» Do this:
Of all the lines in the material, how many include the word "matplotlib"? Reply with the number alone.

» Dataset excerpt:
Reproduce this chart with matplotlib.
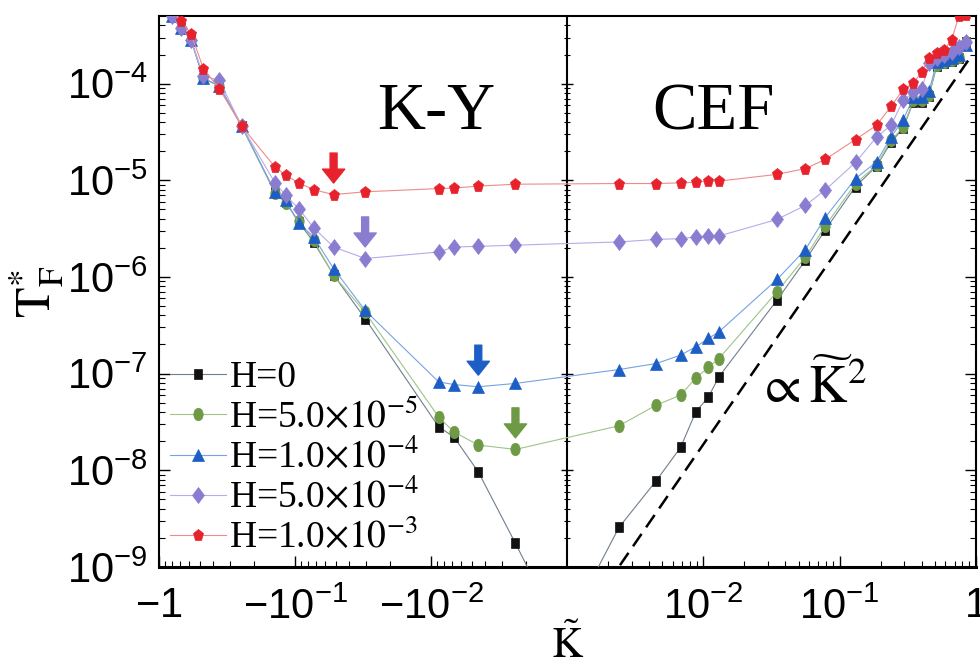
import numpy as np
import matplotlib.pyplot as plt
from matplotlib.markers import MarkerStyle
from matplotlib.transforms import Affine2D

plt.rcParams['font.family'] = ['Liberation Serif', 'DejaVu Serif']
plt.rcParams['mathtext.fontset'] = 'custom'
plt.rcParams['mathtext.rm'] = 'Liberation Sans'
plt.rcParams['mathtext.it'] = 'Liberation Sans:italic'
plt.rcParams['mathtext.bf'] = 'Liberation Sans:bold'
plt.rcParams['mathtext.sf'] = 'Liberation Sans'

# K~ values (negative side = K-Y region, positive side = CEF region)
K_neg = [-0.805, -0.69, -0.58, -0.47, -0.36, -0.245, -0.14, -0.117, -0.094, -0.073,
         -0.052, -0.0305, -0.0088, -0.0068, -0.0045, -0.0024]
K_pos = [0.0024, 0.0045, 0.0068, 0.0088, 0.0109, 0.013, 0.0347, 0.0562, 0.0783, 0.131,
         0.187, 0.239, 0.293, 0.349, 0.402, 0.454, 0.517, 0.585, 0.666, 0.753, 0.848]
K_h0 = K_neg + [-0.0015, 0.0015] + K_pos
K_h = K_neg + K_pos

# T*_F for each field
T_h0 = [5.0e-4, 3.79e-4, 2.85e-4, 1.13e-4, 9.5e-5, 3.6e-5, 7.5e-6, 6.0e-6, 3.7e-6, 2.3e-6,
        1.05e-6, 3.7e-7, 2.81e-8, 2.21e-8, 9.6e-9, 1.75e-9,
        4.7e-10, 7.2e-10,
        2.56e-9, 7.76e-9, 1.72e-8, 4.02e-8, 5.74e-8, 9.25e-8, 5.74e-7, 1.49e-6, 3.04e-6,
        8.6e-6, 1.4e-5, 2.47e-5, 3.45e-5, 6.5e-5, 6.5e-5, 7.5e-5, 1.52e-4, 1.62e-4,
        1.70e-4, 1.82e-4, 2.69e-4]
T_h5e5 = [5.0e-4, 3.79e-4, 2.85e-4, 1.13e-4, 9.5e-5, 3.6e-5, 7.3e-6, 5.8e-6, 3.8e-6, 2.4e-6,
          1.04e-6, 4.3e-7, 3.56e-8, 2.49e-8, 1.82e-8, 1.64e-8,
          2.88e-8, 4.71e-8, 5.98e-8, 9.0e-8, 1.16e-7, 1.43e-7, 7.0e-7, 1.61e-6, 3.34e-6,
          9.25e-6, 1.43e-5, 2.6e-5, 3.53e-5, 6.7e-5, 6.7e-5, 7.7e-5, 1.55e-4, 1.66e-4,
          1.74e-4, 1.87e-4, 2.67e-4]
T_h1e4 = [5.0e-4, 3.79e-4, 2.85e-4, 1.13e-4, 9.5e-5, 3.6e-5, 7.57e-6, 6.2e-6, 3.61e-6, 2.6e-6,
          1.22e-6, 4.5e-7, 8.2e-8, 7.7e-8, 7.3e-8, 7.9e-8,
          1.10e-7, 1.27e-7, 1.55e-7, 1.89e-7, 2.31e-7, 2.70e-7, 9.4e-7, 1.92e-6, 4.1e-6,
          1.04e-5, 1.55e-5, 2.8e-5, 4.2e-5, 7.2e-5, 7.2e-5, 8.3e-5, 1.66e-4, 1.74e-4,
          1.82e-4, 1.96e-4, 2.49e-4]
T_h5e4 = [5.0e-4, 3.79e-4, 2.85e-4, 1.2e-4, 1.08e-4, 3.6e-5, 9.4e-6, 7.0e-6, 5.1e-6, 3.24e-6,
          2.04e-6, 1.55e-6, 1.81e-6, 2.04e-6, 2.07e-6, 2.13e-6,
          2.30e-6, 2.44e-6, 2.49e-6, 2.59e-6, 2.65e-6, 2.65e-6, 3.93e-6, 5.5e-6, 7.9e-6,
          1.53e-5, 2.8e-5, 3.7e-5, 6.7e-5, 8.1e-5, 8.7e-5, 1.62e-4, 1.82e-4, 1.96e-4,
          2.1e-4, 2.37e-4, 2.67e-4]
T_h1e3 = [6.0e-4, 4.44e-4, 3.29e-4, 1.43e-4, 8.9e-5, 3.6e-5, 1.37e-5, 1.13e-5, 9.4e-6, 8.0e-6,
          7.1e-6, 7.6e-6, 8.2e-6, 8.3e-6, 8.7e-6, 9.1e-6,
          9.25e-6, 9.25e-6, 9.4e-6, 9.5e-6, 9.8e-6, 9.8e-6, 1.15e-5, 1.32e-5, 1.64e-5,
          2.64e-5, 3.7e-5, 5.8e-5, 8.7e-5, 1.01e-4, 1.32e-4, 1.86e-4, 2.07e-4, 2.21e-4,
          2.85e-4, 5.0e-4, 5.1e-4]

labels = ['H=0', r'H=5.0$\times10^{-5}$', r'H=1.0$\times10^{-4}$',
          r'H=5.0$\times10^{-4}$', r'H=1.0$\times10^{-3}$']

# minimum positions marked by arrows (red, purple, blue, green)
arrow_K = [-0.052, -0.0305, -0.0045, -0.0024]

# guide line ~K^2
guide_K = [0.00244, 0.892]
guide_T = [1.04e-9, 1.78e-4]

# ---- styles
mark_col = ['#111111', '#6e9a46', '#1c5ec6', '#8a7cd0', '#e8222c']
line_col = ['#6f7f90', '#9fc487', '#76a3e3', '#b5acea', '#f08a8a']
markers = [MarkerStyle('s', transform=Affine2D().scale(0.8, 1.0)),
           MarkerStyle('o', transform=Affine2D().scale(0.75, 1.0)),
           MarkerStyle('^'),
           MarkerStyle('D', transform=Affine2D().scale(0.72, 1.0)),
           MarkerStyle('p', transform=Affine2D().scale(0.9, 1.0))]
msizes = [7.6, 9.0, 8.0, 8.0, 9.2]

fig = plt.figure(figsize=(9.8, 6.72), dpi=100)
ax = fig.add_axes([0.162, 0.1565, 0.8336, 0.8196])
ax.set_xscale('symlog', linthresh=1e-3, linscale=1e-6)
ax.set_yscale('log')

xs = [K_h0, K_h, K_h, K_h, K_h]
ys = [T_h0, T_h5e5, T_h1e4, T_h5e4, T_h1e3]
for i in range(5):
    ax.plot(xs[i], ys[i], color=line_col[i], lw=0.8, marker=markers[i], ms=msizes[i],
            mfc=mark_col[i], mec=mark_col[i], mew=0.5, label=labels[i], zorder=3 + i)

ax.plot(guide_K, guide_T, color='k', lw=1.8, dashes=(6, 3.2), zorder=2)

# arrows
arrow_series = [4, 3, 2, 1]
for k, si in zip(arrow_K, arrow_series):
    t = ys[si][xs[si].index(k)]
    ax.annotate('', xy=(k, t * 10 ** 0.12), xytext=(k, t * 10 ** 0.43),
                arrowprops=dict(arrowstyle='simple,head_length=0.5,head_width=0.8,tail_width=0.25',
                                color=mark_col[si], shrinkA=0, shrinkB=0, mutation_scale=20),
                zorder=10)

ax.set_xlim(-1, 1)
ax.set_ylim(1e-9, 5e-4)

# x ticks
ax.set_xticks([-1, -0.1, -0.01, 0.01, 0.1, 1],
              labels=[r'$-1$', r'$-10^{-1}$', r'$-10^{-2}$', r'$10^{-2}$', r'$10^{-1}$', r'$1$'])
xminor = [s * m * d for s in (-1, 1) for d in (1e-3, 1e-2, 1e-1) for m in range(2, 10)]
ax.set_xticks(xminor, minor=True)

# y ticks
ymajor = [1e-9, 1e-8, 1e-7, 1e-6, 1e-5, 1e-4]
ax.set_yticks(ymajor, labels=[r'$10^{-9}$', r'$10^{-8}$', r'$10^{-7}$', r'$10^{-6}$',
                              r'$10^{-5}$', r'$10^{-4}$'])
yminor = [m * d for d in ymajor for m in range(2, 10) if m * d < 5e-4]
ax.set_yticks(yminor, minor=True)
ax.set_yticklabels([], minor=True)
ax.set_xticklabels([], minor=True)

ax.tick_params(which='both', direction='in', top=False, right=True, labelsize=30)
ax.tick_params(which='major', length=8, width=1.0)
ax.tick_params(which='minor', length=4, width=0.8)
ax.tick_params(axis='y', pad=8)
ax.tick_params(axis='x', pad=15)
for sp in ax.spines.values():
    sp.set_linewidth(1.5)
ax.spines['bottom'].set_linewidth(2.2)

# middle divider with ticks on both sides
ax.axvline(0, color='k', lw=1.5, zorder=2)
ax.plot(np.zeros(len(ymajor)), ymajor, ls='none', marker='_', ms=8, mew=1.0, color='k', zorder=2)
ax.plot(np.zeros(len(yminor)), yminor, ls='none', marker='_', ms=5, mew=0.8, color='k', zorder=2)

ax.set_xlabel(r'$\tilde{\mathrm{K}}$', fontsize=31, math_fontfamily='stix', labelpad=-3)
ax.set_ylabel(r'$\mathrm{T}^{*}_{\mathrm{F}}$', fontsize=36, math_fontfamily='stix')
ax.yaxis.set_label_coords(-0.113, 0.5)

ax.text(0.340, 0.824, 'K-Y', transform=ax.transAxes, fontsize=48, ha='center', va='center')
ax.text(0.6785, 0.824, 'CEF', transform=ax.transAxes, fontsize=48, ha='center', va='center')
ax.text(0.80, 0.325, r'$\propto\widetilde{\mathrm{K}}^{2}$', transform=ax.transAxes, fontsize=38,
        ha='center', va='center', math_fontfamily='stix')

leg = ax.legend(loc='upper left', bbox_to_anchor=(0.014, 0.375), fontsize=27, frameon=False,
                handlelength=1.5, handletextpad=0.08, labelspacing=0.07, borderpad=0,
                borderaxespad=0, numpoints=1)
for t in leg.get_texts():
    t.set_math_fontfamily('stix')

fig.savefig('out.png', dpi=100)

» Worked answer:
4